J. Hubert Francis and Eagle Feather is a Mi'kmaq rock music group from Canada. They are most noted as three-time Juno Award nominees for Best Music of Aboriginal Canada Recording, receiving a dual nomination at the Juno Awards of 1994 for their songs "Booglatamooti (The Indian Song)" and "Grandfather" and a nomination at the Juno Awards of 1999 for their album Message from a Drum.

The band is led by Hubert Francis, a musician from the Elsipogtog First Nation in New Brunswick. The band's supporting lineup has varied at different times, including both Mi'kmaq and non-Mi'kmaq musicians; at the time of Message from a Drum, the band included guitarist Jason Ratchford, bassist Peter Christmas, chanter and percussionist Justin Francis, and drummer Sean Parris.

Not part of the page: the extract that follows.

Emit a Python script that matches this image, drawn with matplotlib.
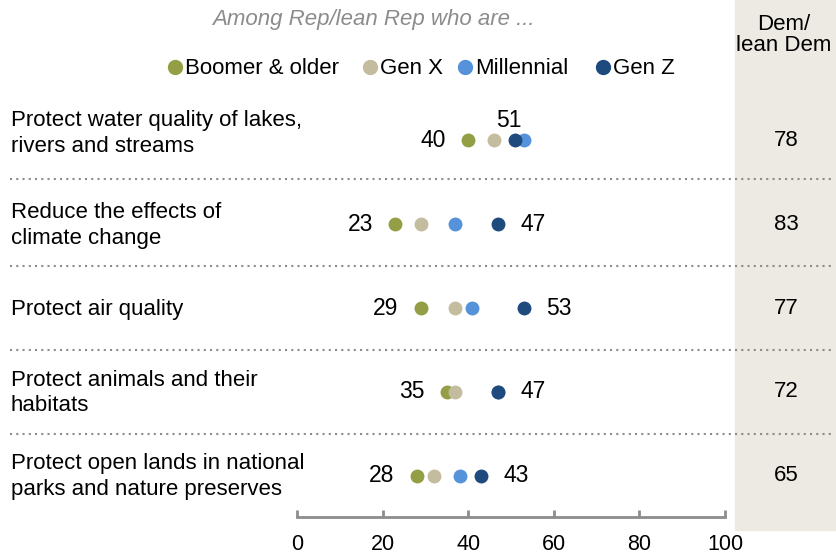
import matplotlib.pyplot as plt
from matplotlib.lines import Line2D
from matplotlib.patches import Rectangle

plt.rcParams['font.family'] = ['Liberation Sans', 'DejaVu Sans']

issues = ['Protect water quality of lakes,\nrivers and streams',
          'Reduce the effects of\nclimate change',
          'Protect air quality',
          'Protect animals and their\nhabitats',
          'Protect open lands in national\nparks and nature preserves']
boomer = [40, 23, 29, 35, 28]
genx = [46, 29, 37, 37, 32]
millennial = [53, 37, 41, 47, 38]
genz = [51, 47, 53, 47, 43]
dem = [78, 83, 77, 72, 65]

groups = ['Boomer & older', 'Gen X', 'Millennial', 'Gen Z']
colors = ['#949f45', '#c4bc9e', '#5592d9', '#1f4a7e']

W, H = 837, 556
fig = plt.figure(figsize=(W/100, H/100), dpi=100)
ax = fig.add_axes([297/W, 39/H, 428/W, 422/H])

rows = list(range(len(issues)))
for vals, c in zip([boomer, genx, millennial, genz], colors):
    ax.scatter(vals, rows, s=100, color=c, zorder=3, linewidths=0)

ax.set_xlim(0, 100)
ax.set_ylim(4.49, -0.54)
for s in ['top', 'right', 'left']:
    ax.spines[s].set_visible(False)
ax.spines['bottom'].set_color('#8c8c8c')
ax.spines['bottom'].set_linewidth(2)
ax.set_yticks([])
ax.set_xticks([0, 20, 40, 60, 80, 100])
ax.tick_params(axis='x', direction='in', length=5, width=2, color='#8c8c8c',
               labelsize=15.5, pad=12)

def fig_y(i):
    return ax.transData.transform((0, i))[1] / H

# value labels: lowest to the left, Gen Z to the right (above when crowded)
for i in rows:
    ax.text(boomer[i] - 5.3, i, str(boomer[i]), ha='right', va='center', fontsize=16.5)
    if i == 0:
        ax.text(genz[i] - 1.5, i - 0.24, str(genz[i]), ha='center', va='center', fontsize=16.5)
    else:
        ax.text(genz[i] + 5.3, i, str(genz[i]), ha='left', va='center', fontsize=16.5)
    fig.text(786/W, fig_y(i), str(dem[i]), ha='center', va='center', fontsize=16)
    shift = 7 if i == 0 else -1
    fig.text(11/W, fig_y(i) + shift/H, issues[i], ha='left', va='center', fontsize=16,
             linespacing=1.3)

# dotted separators
for i in rows[:-1]:
    y = ax.transData.transform((0, i + 0.5))[1] / H
    if i == 0:
        y += 3/H
    fig.add_artist(Line2D([10/W, 835/W], [y, y], color='#8c8c8c',
                          linestyle=(0, (1, 2)), linewidth=1.5, zorder=5))

# Dem column background
fig.add_artist(Rectangle((735/W, 26/H), 102/W, 530/H, color='#edeae3',
                         zorder=0, transform=fig.transFigure))
fig.text(784/W, 521/H, 'Dem/\nlean Dem', ha='center', va='center', fontsize=16,
         linespacing=1.05)

# header and legend
fig.text(373/W, 537/H, 'Among Rep/lean Rep who are ...', ha='center', va='center',
         fontsize=16, style='italic', color='#8c8c8c')
leg_x = [175, 370, 465, 603]
for x, g, c in zip(leg_x, groups, colors):
    fig.add_artist(Line2D([x/W], [489/H], marker='o', markersize=10, color=c,
                          linestyle='none'))
    fig.text((x + 10)/W, 487/H, g, ha='left', va='center', fontsize=16)

plt.savefig('out.png', dpi=100)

The band first emerged in 1990, when their single "Lady of the Evening" was a minor country music hit in both Canada and the United States. They released the albums Reverence in 1993, No Boundaries in 1995 and Message from a Drum in 1998. As with many other First Nations musicians in this era, their music blended elements of First Nations music with mainstream popular music rather than pursuing a fully traditional sound.

They did not release any further albums after Message from a Drum, but have continued to perform primarily within New Brunswick as well as selected festival dates elsewhere in Canada and Europe. In 2012, they headlined the East Coast Music Awards' new showcase night for First Nations performers, and in 2019, Francis was awarded the ECMAs' Lifetime Achievement Award.